The city of Missoula, Mont., purchased EKO Compost in November 2016. You could say it is now organically reaping the rewards of this investment in more ways than one.
Gene Connell, who acts as the treatment facility superintendent in the city’s wastewater division, has been with the facility for nearly three decades. He said the move was strategic on the part of the city. EKO Compost was a privately owned public facility adjacent to their operations. They had been the contracted disposal method for biosolids since the ’70s.
When the owner retired, he gave first priority to the city to purchase the assets. According to Connell, the city — which has a population of about 73,000 — saw the purchase as a practical public works investment.
“We now use the composting operation as a part of the wastewater treatment process,” he explained. “It processes our initial biosolids into Class A composting available to the public and landscapers and such.”
To that end — through Garden City Compost — Missoula is providing a valuable public service year-round. What does that return on investment look like?
“Our estimated production of classic compost is about 24,000 cubic yards per year,” he said. “And the city of Missoula generates about 2,200 dry metric tons of biosolids, mixed with municipal community green waste, such as lawn trimmings, tree branches, etc. So that’s diverted from the landfill. Under normal circumstances, that stuff would go to the landfill. We’re able to convert that material into compost. We probably divert around 40,000 cubic yards a year of green waste to become part of the composting process.”
Connell is quick to give credit when credit is due. He said the amount of waste being diverted from the landfill has increased with the help of the public and local businesses in the region. Whether it’s used in a residential garden or for commercial purchases, it’s known that the organic material in and of itself yields many benefits across the board, such as cost savings, improved soil quality and reduced carbon footprint.
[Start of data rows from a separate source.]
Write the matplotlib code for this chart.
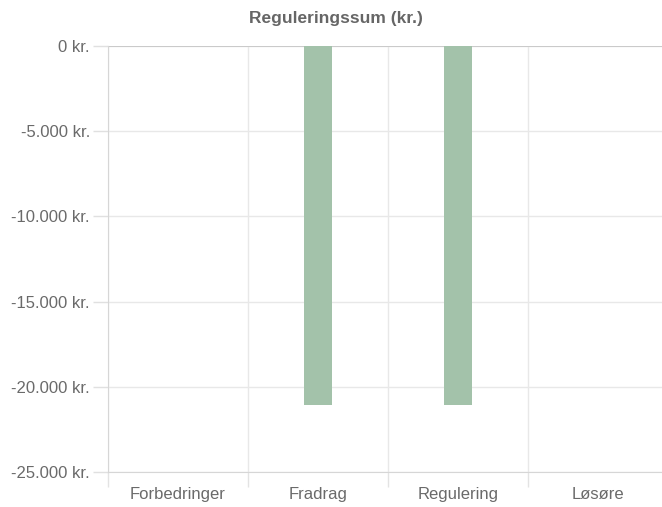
import numpy as np
import matplotlib.pyplot as plt
from matplotlib.ticker import FuncFormatter, FixedLocator

plt.rcParams['font.family'] = ['Liberation Sans', 'DejaVu Sans']

kategorier = ["Forbedringer", "Fradrag", "Regulering", "Løsøre"]
reguleringssum = [0, -21070, -21070, 0]
y_ticks = [0, -5000, -10000, -15000, -20000, -25000]

fig = plt.figure(figsize=(6.62, 5.07), dpi=100)
ax = fig.add_axes([108 / 662, 0.069, 560 / 662, 0.8403])

x = np.arange(len(kategorier))
ax.bar(x, reguleringssum, width=0.2, color="#a3c2aa", linewidth=0, zorder=3)

ax.set_xlim(-0.5, len(kategorier) - 0.5)
ax.set_ylim(-25000, 0)


def kr(v, pos):
    s = "{:,.0f}".format(v).replace(",", ".")
    return s + " kr."


ax.yaxis.set_major_locator(FixedLocator(y_ticks))
ax.yaxis.set_major_formatter(FuncFormatter(kr))
ax.set_xticks(x)
ax.set_xticklabels(kategorier)
ax.xaxis.set_minor_locator(FixedLocator(np.arange(-0.5, len(kategorier), 1.0)))

ax.tick_params(axis="y", length=11, width=1, color="#e0e0e0", pad=2,
               labelsize=12, labelcolor="#6a6a6a")
ax.tick_params(axis="x", which="major", length=0, pad=11,
               labelsize=12, labelcolor="#6a6a6a")
ax.tick_params(axis="x", which="minor", length=11, width=1, color="#e3e3e3")

ax.grid(axis="y", color="#e8e8e8", linewidth=1, zorder=0)
ax.grid(axis="x", which="minor", color="#e8e8e8", linewidth=1, zorder=0)
ax.axhline(0, color="#c4c4c4", linewidth=1.2, zorder=2)

ax.spines["right"].set_visible(False)
ax.spines["top"].set_visible(False)
ax.spines["left"].set_color("#d6d6d6")
ax.spines["bottom"].set_color("#d6d6d6")

fig.text(336 / 662, 1 - 18 / 507, "Reguleringssum (kr.)", ha="center", va="center",
         fontsize=12.5, fontweight="bold", color="#666666")

fig.savefig("out.png", dpi=100)
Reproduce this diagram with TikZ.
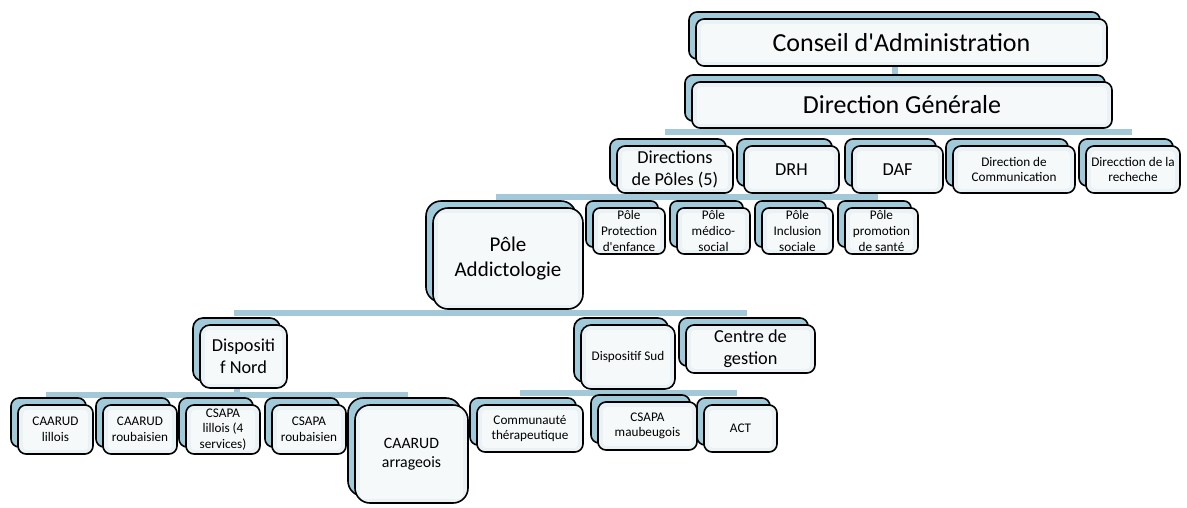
\documentclass[tikz,border=0pt]{standalone}
\usepackage{fontspec}
\setmainfont{Carlito}
\usetikzlibrary{shadows,backgrounds}
\definecolor{frontc}{RGB}{234,242,246}
\definecolor{backc}{RGB}{160,202,218}
\definecolor{connc}{RGB}{163,201,216}
\tikzset{
  box/.style={draw=black, line width=1.6pt, fill=frontc, inner sep=0pt, align=center,
    general shadow={draw=black, line width=1.6pt, fill=backc, shadow xshift=-7pt, shadow yshift=7pt},
    path picture={\fill[white, opacity=0.55, rounded corners=4pt]
      ([shift={(5pt,4pt)}]path picture bounding box.south west) rectangle
      ([shift={(-5pt,-5pt)}]path picture bounding box.north east);}},
  f26/.style={font=\fontsize{26}{31.7}\selectfont},
  f21/.style={font=\fontsize{21}{25.6}\selectfont},
  f18/.style={font=\fontsize{18.3}{22}\selectfont},
  f16/.style={font=\fontsize{15.8}{19.3}\selectfont},
  f13/.style={font=\fontsize{13.2}{15.6}\selectfont},
  conn/.style={draw=connc, line width=6pt},
}
\begin{document}
\begin{tikzpicture}[x=1pt, y=-1pt]
\useasboundingbox (0,0) rectangle (1187,507);
% level 1-2
\node[box, f26, minimum width=411pt, minimum height=47pt, rounded corners=8pt] (conseil) at (901.5,42.5) {Conseil d\textquotesingle Administration};
\node[box, f26, minimum width=420pt, minimum height=46pt, rounded corners=8pt] (dg) at (902,105) {Direction Générale};
% level 3
\node[box, f18, minimum width=116pt, minimum height=47pt, rounded corners=8pt] (dirp) at (675,169.5) {Directions\\de Pôles (5)};
\node[box, f18, minimum width=95pt, minimum height=47pt, rounded corners=8pt] (drh) at (791.5,169.5) {DRH};
\node[box, f18, minimum width=91pt, minimum height=47pt, rounded corners=8pt] (daf) at (897.5,169.5) {DAF};
\node[box, f13, minimum width=122pt, minimum height=47pt, rounded corners=8pt] (dcom) at (1014,169.5) {Direction de\\Communication};
\node[box, f13, minimum width=94pt, minimum height=47pt, rounded corners=8pt] (drech) at (1133,169.5) {Direcction de la\\recheche};
% level 4
\node[box, f21, minimum width=150pt, minimum height=101pt, rounded corners=15pt] (addicto) at (508,258.5) {Pôle\\Addictologie};
\node[box, f13, minimum width=72pt, minimum height=46pt, rounded corners=7pt] (pprot) at (629,231) {Pôle\\Protection\\d\textquotesingle enfance};
\node[box, f13, minimum width=73pt, minimum height=46pt, rounded corners=7pt] (pmed) at (713.5,231) {Pôle\\médico-\\social};
\node[box, f13, minimum width=71pt, minimum height=46pt, rounded corners=7pt] (pincl) at (797.5,231) {Pôle\\Inclusion\\sociale};
\node[box, f13, minimum width=73pt, minimum height=46pt, rounded corners=7pt] (pprom) at (881.5,231) {Pôle\\promotion\\de santé};
% level 5
\node[box, f18, minimum width=87pt, minimum height=63pt, rounded corners=10pt] (nord) at (243.5,356.5) {Dispositi\\f Nord};
\node[box, f13, minimum width=94pt, minimum height=64pt, rounded corners=10pt] (sud) at (628,357) {Dispositif Sud};
\node[box, f18, minimum width=129pt, minimum height=48pt, rounded corners=8pt] (centre) at (750.5,349) {Centre de\\gestion};
% level 6 nord
\node[box, f13, minimum width=75pt, minimum height=49pt, rounded corners=8pt] (cl) at (55.5,429.5) {CAARUD\\lillois};
\node[box, f13, minimum width=74pt, minimum height=49pt, rounded corners=8pt] (cr) at (140,429.5) {CAARUD\\roubaisien};
\node[box, f13, minimum width=74pt, minimum height=49pt, rounded corners=8pt] (csl) at (223,429.5) {CSAPA\\lillois (4\\services)};
\node[box, f13, minimum width=74pt, minimum height=49pt, rounded corners=8pt] (csr) at (309,429.5) {CSAPA\\roubaisien};
\node[box, f16, minimum width=113pt, minimum height=98pt, rounded corners=15pt] (carr) at (411.5,454) {CAARUD\\arrageois};
% level 6 sud
\node[box, f13, minimum width=106pt, minimum height=47pt, rounded corners=8pt] (comm) at (530,428.5) {Communauté\\thérapeutique};
\node[box, f13, minimum width=99pt, minimum height=48pt, rounded corners=8pt] (csm) at (647.5,426) {CSAPA\\maubeugois};
\node[box, f13, minimum width=73pt, minimum height=47pt, rounded corners=8pt] (act) at (740.5,428.5) {ACT};
% connectors
\coordinate (b1) at (0,132);
\coordinate (b2) at (0,197);
\coordinate (b3) at (0,313);
\coordinate (b4) at (0,395);
\coordinate (b5) at (0,393);
\begin{scope}[on background layer]
\draw[conn] ([xshift=-7pt]conseil.south) -- ([xshift=-7pt]conseil.south |- dg.north);
% DG -> level 3
\draw[conn] ([xshift=-7pt]dg.south) -- ([xshift=-7pt]dg.south |- b1);
\draw[conn] ([xshift=-10pt]dirp.north |- b1) -- ([xshift=-1pt]drech.north |- b1);
% Directions de Poles -> level 4
\draw[conn] ([xshift=-7pt]dirp.south) -- ([xshift=-7pt]dirp.south |- b2);
\draw[conn] ([xshift=-12pt]addicto.north |- b2) -- ([xshift=-4pt]pprom.north |- b2);
% Addictologie -> level 5
\draw[conn] ([xshift=-7pt]addicto.south) -- ([xshift=-7pt]addicto.south |- b3);
\draw[conn] ([xshift=-10pt]nord.north |- b3) -- ([xshift=-4pt]centre.north |- b3);
% Dispositif Nord -> level 6
\draw[conn] ([xshift=-7pt]nord.south) -- ([xshift=-7pt]nord.south |- b4);
\draw[conn] ([xshift=-10pt]cl.north |- b4) -- ([xshift=-4pt]carr.north |- b4);
% Dispositif Sud -> level 6
\draw[conn] ([xshift=-7pt]sud.south) -- ([xshift=-7pt]sud.south |- b5);
\draw[conn] ([xshift=-10pt]comm.north |- b5) -- ([xshift=-4pt]act.north |- b5);
\end{scope}
\end{tikzpicture}
\end{document}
To that end, Connell said the public seems to be aware of the merits and they’ve responded favorably. This is especially encouraging when mistrust and cynicism of government can get in the way of progress at the municipal level.
“It’s gratifying that the public has come around to really appreciate the composting operation,” he said. “We’ve put a lot of capital into it and cleaned it up. And our sales have increased every year since we started to manage the operation.”
Speaking of money, Connell said the city was previously paying EKO Compost about half a million dollars annually to dispose of biosolids. Now that it doesn’t have that line item in the budget, the city can use that money to fund operating expenses.
“Our goal is to run the operation at net zero, and we have been achieving that,” he said. “We’re breaking even on composting sales.”
Despite the program’s success, Connell said it hasn’t come without challenges — especially in the early days. For one, there were some compliance issues associated with EKO Compost, which soured its reputation with the community. So, the city had to do some work on its end to ensure the odor was controlled. From the outset, it made an investment in capital expenditures to do just that.
According to Connell, they were able to address the pervasive not-in-my-backyard sentiment local governments often face from citizens.
“You know, people will tolerate a certain amount … of smell,” he said. “But once people get angry, they break this certain threshold and will speak up. For example, there were periods of time where we would get hundreds of complaint calls. But right now, we receive maybe five per year total for our wastewater treatment plant and composting facility.”
Beyond keeping the public happy, Connell said local governments looking to take on a similar undertaking need to take a calculated approach in order to succeed. “Develop an engineered system properly and maximize the efficiencies in material handling so you don’t have to move material more than once to come up with a nice engineered system that is as efficient as possible,” he said. “That gives you every advantage to lower costs, and it makes the operation viable.”